Still doesn't work though! The men take Vesco captive, and Red has to go in there and shoot him out. So much for the no murder rule! Luckily, Aram's plan to jam the frequency works, so there's no innocent murder, at least.
But this is where things get interesting. You see, Ressler has been hounding Dembe all episode about his former allegiance to Reddington, suggesting that he's still working with him behind the scenes. Which is pretty rich, considering that they both work with Reddington, and have for years. And even though Dembe tells Ressler that he's not "auditioning for your approval or your trust," he shows up on Reddington's plane of his own accord at the end of the episode. Red tells Dembe that the FBI will be none the wiser if he just slips off with Vesco to recoup his money in Malta, but Dembe reminds him: "I'm the FBI." And Reddington innately understands that even if Dembe is confident in his own revised loyalties, only bringing in Vesco can help convince more suspicious parties in the Post Office.

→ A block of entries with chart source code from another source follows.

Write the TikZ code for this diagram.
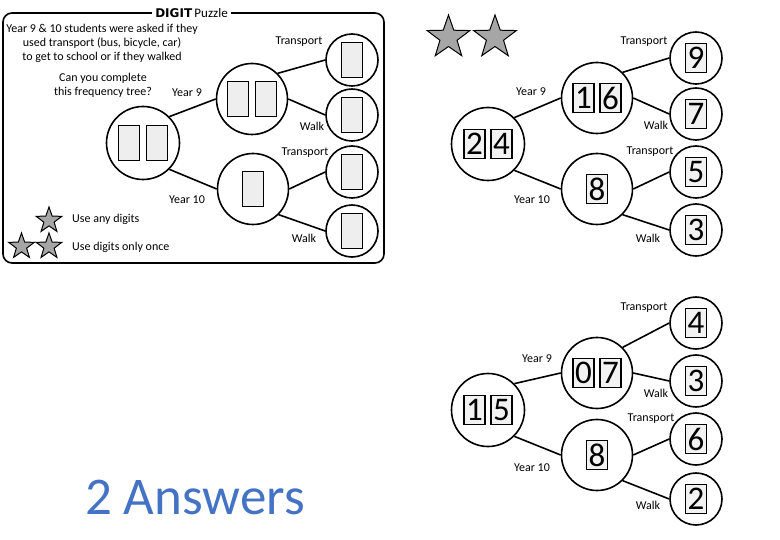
\documentclass[tikz,border=0pt]{standalone}
\usepackage{fontspec}
\setmainfont{Carlito}
\newfontfamily\heavyfont{DejaVu Sans}
\usetikzlibrary{shapes.geometric}

\definecolor{boxgray}{HTML}{EEEEEE}
\definecolor{digitgray}{HTML}{F2F2F2}
\definecolor{stargray}{HTML}{A6A6A6}
\definecolor{answerblue}{HTML}{4472C4}

\tikzset{
	outer/.style={circle,draw,line width=1.6pt,minimum size=71pt,inner sep=0pt},
	leaf/.style={circle,draw,line width=1.6pt,minimum size=52pt,inner sep=0pt},
	blank/.style={draw,line width=1.2pt,fill=boxgray,minimum width=21pt,minimum height=35pt,inner sep=0pt},
	digit/.style={draw,line width=1.2pt,fill=digitgray,minimum width=21pt,minimum height=29pt,inner sep=0pt,font=\fontsize{33}{33}\selectfont},
	branch/.style={line width=1.6pt},
	lbl/.style={inner sep=0pt,font=\fontsize{12}{14}\selectfont},
	rating/.style={star,star points=5,star point ratio=2.5,draw,line width=1pt,fill=stargray,inner sep=0pt}
}

\begin{document}
\begin{tikzpicture}[x=1pt,y=-1pt]
	\useasboundingbox (0,0) rectangle (780,540);

	% puzzle
	\draw[line width=1.6pt,rounded corners=9pt] (3,13) rectangle (384,263);
	\node[fill=white,inner sep=3pt] (title) at (191.5,13) {{\heavyfont\fontsize{12}{12}\selectfont\bfseries DIGIT} {\fontsize{13}{13}\selectfont Puzzle}};
	\node[lbl,align=center] (intro) at (102,43) {Year 9 \& 10 students were asked if they\\used transport (bus, bicycle, car)\\to get to school or if they walked};
	\node[lbl,align=center] (ask) at (103,85) {Can you complete\\this frequency tree?};
	\node[rating,minimum size=27pt] (s1) at (49,220.5) {};
	\node[rating,minimum size=27pt] (s2a) at (21.5,246.5) {};
	\node[rating,minimum size=27pt] (s2b) at (49,246.5) {};
	\node[lbl,anchor=west] (any) at (72,219) {Use any digits};
	\node[lbl,anchor=west] (once) at (72,247) {Use digits only once};

	\begin{scope}
		\node[outer,minimum size=73pt] (pr) at (143,143) {};
		\node[outer] (p9) at (252,99) {};
		\node[outer] (p10) at (253,189) {};
		\node[leaf] (p9t) at (352,60) {};
		\node[leaf] (p9w) at (352,115) {};
		\node[leaf] (p10t) at (352,172) {};
		\node[leaf] (p10w) at (352,231) {};
		\node[blank,xshift=-14pt] (pra) at (pr) {};
		\node[blank,xshift=14pt] (prb) at (pr) {};
		\node[blank,xshift=-14pt] (p9a) at (p9) {};
		\node[blank,xshift=14pt] (p9b) at (p9) {};
		\node[blank] (p10a) at (p10) {};
		\node[blank] (p9ta) at (p9t) {};
		\node[blank] (p9wa) at (p9w) {};
		\node[blank] (p10ta) at (p10t) {};
		\node[blank] (p10wa) at (p10w) {};
		\draw[branch] (pr.45) -- (p9.west);
		\draw[branch] (pr.-45) -- (p10.west);
		\draw[branch] (p9.45) -- (p9t.west);
		\draw[branch] (p9.east) -- (p9w.west);
		\draw[branch] (p10.east) -- (p10t.west);
		\draw[branch] (p10.-45) -- (p10w.west);
		\node[lbl] (py9) at (187,93) {Year 9};
		\node[lbl] (py10) at (187,200) {Year 10};
		\node[lbl] (pt1) at (299,42) {Transport};
		\node[lbl] (pw1) at (312,126) {Walk};
		\node[lbl] (pt2) at (305,153) {Transport};
		\node[lbl] (pw2) at (304,238) {Walk};
	\end{scope}

	% answer 1
	\node[rating,minimum size=45pt] (b1) at (448.5,37.5) {};
	\node[rating,minimum size=45pt] (b2) at (495,37.5) {};
	\begin{scope}
		\node[outer,minimum size=73pt] (ar) at (488,144) {};
		\node[outer] (a9) at (597,98) {};
		\node[outer] (a10) at (597,189) {};
		\node[leaf] (a9t) at (696,58) {};
		\node[leaf] (a9w) at (696,114) {};
		\node[leaf] (a10t) at (696,172) {};
		\node[leaf] (a10w) at (696,230) {};
		\node[digit,xshift=-13.5pt] (ara) at (ar) {2};
		\node[digit,xshift=13.5pt] (arb) at (ar) {4};
		\node[digit,xshift=-13.5pt] (a9a) at (a9) {1};
		\node[digit,xshift=13.5pt] (a9b) at (a9) {6};
		\node[digit] (a10a) at (a10) {8};
		\node[digit] (a9ta) at (a9t) {9};
		\node[digit] (a9wa) at (a9w) {7};
		\node[digit] (a10ta) at (a10t) {5};
		\node[digit] (a10wa) at (a10w) {3};
		\draw[branch] (ar.45) -- (a9.west);
		\draw[branch] (ar.-45) -- (a10.west);
		\draw[branch] (a9.45) -- (a9t.west);
		\draw[branch] (a9.east) -- (a9w.west);
		\draw[branch] (a10.east) -- (a10t.west);
		\draw[branch] (a10.-45) -- (a10w.west);
		\node[lbl] (ay9) at (531,92) {Year 9};
		\node[lbl] (ay10) at (532,200) {Year 10};
		\node[lbl] (at1) at (644,42) {Transport};
		\node[lbl] (aw1) at (656,125) {Walk};
		\node[lbl] (at2) at (650,152) {Transport};
		\node[lbl] (aw2) at (648,238) {Walk};
	\end{scope}

	% answer 2
	\begin{scope}
		\node[outer,minimum size=73pt] (br) at (488,410) {};
		\node[outer] (b9) at (597,373) {};
		\node[outer] (b10) at (597,455) {};
		\node[leaf] (b9t) at (696,323) {};
		\node[leaf] (b9w) at (696,381) {};
		\node[leaf] (b10t) at (696,439) {};
		\node[leaf] (b10w) at (696,499) {};
		\node[digit,xshift=-13.5pt] (bra) at (br) {1};
		\node[digit,xshift=13.5pt] (brb) at (br) {5};
		\node[digit,xshift=-13.5pt] (b9a) at (b9) {0};
		\node[digit,xshift=13.5pt] (b9b) at (b9) {7};
		\node[digit] (b10a) at (b10) {8};
		\node[digit] (b9ta) at (b9t) {4};
		\node[digit] (b9wa) at (b9w) {3};
		\node[digit] (b10ta) at (b10t) {6};
		\node[digit] (b10wa) at (b10w) {2};
		\draw[branch] (br.45) -- (b9.west);
		\draw[branch] (br.-45) -- (b10.west);
		\draw[branch] (b9.45) -- (b9t.west);
		\draw[branch] (b9.east) -- (b9w.west);
		\draw[branch] (b10.east) -- (b10t.west);
		\draw[branch] (b10.-45) -- (b10w.west);
		\node[lbl] (by9) at (537,359) {Year 9};
		\node[lbl] (by10) at (532,468) {Year 10};
		\node[lbl] (bt1) at (644,308) {Transport};
		\node[lbl] (bw1) at (656,393) {Walk};
		\node[lbl] (bt2) at (651,419) {Transport};
		\node[lbl] (bw2) at (648,505) {Walk};
	\end{scope}

	\node[text=answerblue,font=\fontsize{53}{53}\selectfont] (answers) at (195,497) {2 Answers};
\end{tikzpicture}
\end{document}
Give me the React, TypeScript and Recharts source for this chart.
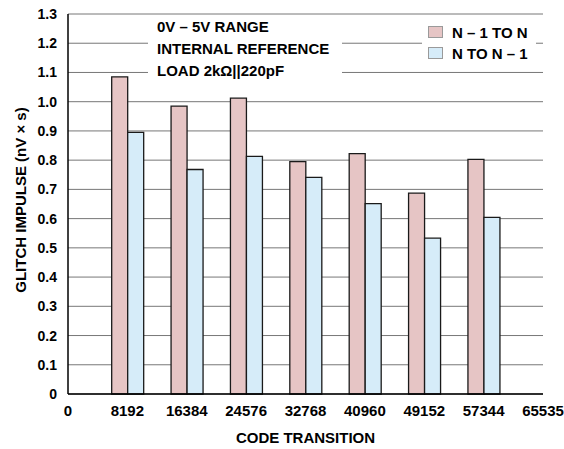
import React from "react";
import {
  BarChart,
  Bar,
  XAxis,
  YAxis,
  CartesianGrid,
  Legend,
  Label,
} from "recharts";

// code transitions that were measured
const codes = [8192, 16384, 24576, 32768, 40960, 49152, 57344];
// glitch impulse, nV x s
const riseImpulse = [1.085, 0.985, 1.012, 0.795, 0.822, 0.687, 0.803];
const fallImpulse = [0.895, 0.768, 0.813, 0.741, 0.651, 0.533, 0.604];

const xTicks = [0, 8192, 16384, 24576, 32768, 40960, 49152, 57344, 65535];
const yTicks = [0, 0.1, 0.2, 0.3, 0.4, 0.5, 0.6, 0.7, 0.8, 0.9, 1.0, 1.1, 1.2, 1.3];

const seriesKeys = ["rise", "fall"];
const seriesNames = ["N \u2013 1 TO N", "N TO N \u2013 1"];

const conditions = ["0V \u2013 5V RANGE", "INTERNAL REFERENCE", "LOAD 2k\u03a9||220pF"];

const data = codes.map((code, i) => ({
  code,
  rise: riseImpulse[i],
  fall: fallImpulse[i],
}));

const FONT = '"Liberation Sans", Arial, Helvetica, sans-serif';
const PINK = "#e6c5c5";
const BLUE = "#d6ecf9";

const tickStyle = { fill: "#000", fontSize: 14, fontWeight: 700, fontFamily: FONT };

function LegendBox({ payload }: any) {
  // keep the legend in series order, not sorted by name
  const items = seriesKeys
    .map((key) => (payload || []).find((p: any) => p.dataKey === key))
    .filter(Boolean);
  return (
    <div style={{ position: "relative", width: "100%", height: "100%" }}>
      {items.map((entry: any, i: number) => (
        <React.Fragment key={entry.value}>
          <div
            style={{
              position: "absolute",
              left: 6,
              top: 10 + i * 21,
              width: 13,
              height: 10,
              background: entry.color,
              border: "1px solid #9a9a9a",
            }}
          />
          <div
            style={{
              position: "absolute",
              left: 30,
              top: 9 + i * 21,
              fontSize: 15,
              lineHeight: "15px",
              fontWeight: 700,
              fontFamily: FONT,
              whiteSpace: "nowrap",
              color: "#000",
            }}
          >
            {entry.value}
          </div>
        </React.Fragment>
      ))}
    </div>
  );
}

export default function App() {
  return (
    <div style={{ position: "absolute", left: 0, top: 0, width: 564, height: 449, background: "#fff" }}>
      <BarChart
        width={564}
        height={449}
        data={data}
        margin={{ top: 14, right: 21, bottom: 0, left: 0 }}
        barGap={0}
        barSize={16}
      >
        <CartesianGrid vertical={false} stroke="#777" strokeWidth={1} />
        <XAxis
          dataKey="code"
          type="number"
          domain={[0, 65535]}
          ticks={xTicks}
          interval={0}
          height={55}
          tickLine={false}
          tickSize={0}
          tickMargin={11}
          axisLine={{ stroke: "#000", strokeWidth: 1.5 }}
          tick={{ ...tickStyle, fontSize: 15 }}
        >
          <Label
            content={() => (
              <text
                x={305.5}
                y={443}
                textAnchor="middle"
                fontSize={15}
                fontWeight={700}
                fontFamily={FONT}
                fill="#000"
              >
                CODE TRANSITION
              </text>
            )}
          />
        </XAxis>
        <XAxis
          xAxisId="top"
          orientation="top"
          type="number"
          domain={[0, 65535]}
          height={0}
          tick={false}
          tickLine={false}
          axisLine={{ stroke: "#000", strokeWidth: 1.5 }}
        />
        <YAxis
          type="number"
          domain={[0, 1.3]}
          ticks={yTicks}
          interval={0}
          width={68}
          tickLine={false}
          tickSize={0}
          tickMargin={11}
          axisLine={{ stroke: "#000", strokeWidth: 1.5 }}
          tick={tickStyle}
          tickFormatter={(v: number) => (v === 0 ? "0" : v.toFixed(1))}
        >
          <Label
            content={() => (
              <text
                x={26}
                y={200}
                transform="rotate(-90 26 200)"
                textAnchor="middle"
                fontSize={15}
                fontWeight={700}
                fontFamily={FONT}
                fill="#000"
              >
                GLITCH IMPULSE (nV × s)
              </text>
            )}
          />
        </YAxis>
        <YAxis
          yAxisId="right"
          orientation="right"
          domain={[0, 1.3]}
          width={0}
          tick={false}
          tickLine={false}
          axisLine={{ stroke: "#000", strokeWidth: 1.5 }}
        />
        <Legend
          layout="vertical"
          align="center"
          verticalAlign="middle"
          content={<LegendBox />}
          wrapperStyle={{ left: 422, top: 16, width: 114, height: 50, background: "#fff" }}
        />
        <Bar
          dataKey={seriesKeys[0]}
          name={seriesNames[0]}
          fill={PINK}
          stroke="#1a1a1a"
          strokeWidth={1.3}
          isAnimationActive={false}
        />
        <Bar
          dataKey={seriesKeys[1]}
          name={seriesNames[1]}
          fill={BLUE}
          stroke="#1a1a1a"
          strokeWidth={1.3}
          isAnimationActive={false}
        />
      </BarChart>
      <div
        style={{
          position: "absolute",
          left: 148,
          top: 16,
          width: 194,
          height: 68,
          paddingLeft: 9,
          boxSizing: "border-box",
          background: "#fff",
          fontFamily: FONT,
          fontWeight: 700,
          fontSize: 15,
          lineHeight: "22px",
          color: "#000",
          whiteSpace: "nowrap",
        }}
      >
        {conditions.map((line) => (
          <div key={line}>{line}</div>
        ))}
      </div>
    </div>
  );
}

As Dembe cuffs Vesco, he tells Reddington that he considers this a great act of friendship.
The episode ends with Aram telling Cooper that on the good days — like today — there's nowhere else he'd rather be than at the Post Office, doing good work with the Task Force. So, he makes the decision to have his business partner buy out his share of their software company that just got a huge investment, dedicating himself to that civil service life for good — or as his dad calls being an FBI agent, "a desk clerk." Which I don't love, but as long as it means he's at a desk on our televisions… I can get over it.
A FEW LOOSE ENDS:
- Okay, if this show refuses to let Aram be rich, I think it's about time they gave him a permanent, satisfying, non-criminal love interest.
- I also can't help but feel there are more lucrative ways Aram could have reduced his role in the proprietary software that he designed! (Honestly, I was on his mom's side about trying to get on Shark Tank!)
- When Reddington presents the auctioneer with an additional bargaining chip, as he opens a paper bag, Reddington says, "One of the seven," and the auctioneer looks like he's going to choke. I feel like I should know what black market item "one of the seven" this is referencing, but I can't recall! The paper bag is really small for the Picasso and too big for the Lincoln Penny… help!
- I could have listened to Reddington and Vesco complaining about the frustrations of managing a heist team's egos all episode.
- As for the bad news, Ressler's prescription pill problem is back, which we find out through a rather extensive series of scenes where he tries to dilute his own urine for a drug test. But Park figures it out and sets her intentions toward keeping him sober — and I wouldn't bet against Park.
- "As a matter of survival, I make it a point to only enter spaces whose borders I define," is a killer line that Reddington says to Cooper when Cooper tells him that if he's going to have a relationship with Agnes, their time together will need to be supervised.
- It's made all the more meaningful because Reddington ultimately goes against his own survival instincts to see Agnes. And when Agnes sees Reddington, two years after spending one day together — the last day of her mother's life — Agnes still remembers him as "Pinkie" who sailed boats with her and bought her a popsicle. That should help him survive for a while.